Either we stand for our principles and those basic rights that long have been celebrated all throughout the developed democratic world, or we never really had those principles to begin with. As Dostoyevsky's Grand Inquisitor said, more than a century ago:
Oh, we shall persuade them that they will only become free when they renounce their freedom to us and submit to us. And shall we be right or shall we be lying?
If we, the people, refuse to answer that question in defense of freedom itself, that question will be answered for us.
Under cover of the holidays, and of the media focus on the concocted fiscal "crisis," the end of last year and the beginning of this saw some terrible laws enacted or perpetuated, and to repeat what shouldn't need repeating, indeed what shouldn't even need to be said, even if you somehow trust this president and the people who work for him to use such powers wisely and judiciously, this president won't always be president. And we will again someday have a president from a more conservative opposing political party. And if history has taught us anything, it is that not only will legally sanctioned powers be used and misused, but they also inevitably will be but the takeoff point to even more extreme tactics and abuses.

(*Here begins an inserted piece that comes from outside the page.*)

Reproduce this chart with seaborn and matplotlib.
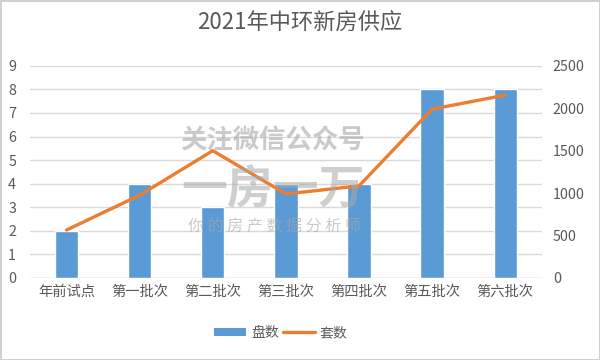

And as if to slam down the exclamation point on these new and renewed powers, the president started the new year by appointing to two of the most important national security posts two men who should be nowhere near a Democratic administration.
As the Grand Inquisitor continued:
And they will be glad to believe our answer, for it will save them from the great anxiety and terrible agony they endure at present in making a free decision for themselves.
Freedom is not easily won, and once lost, it is even harder to regain.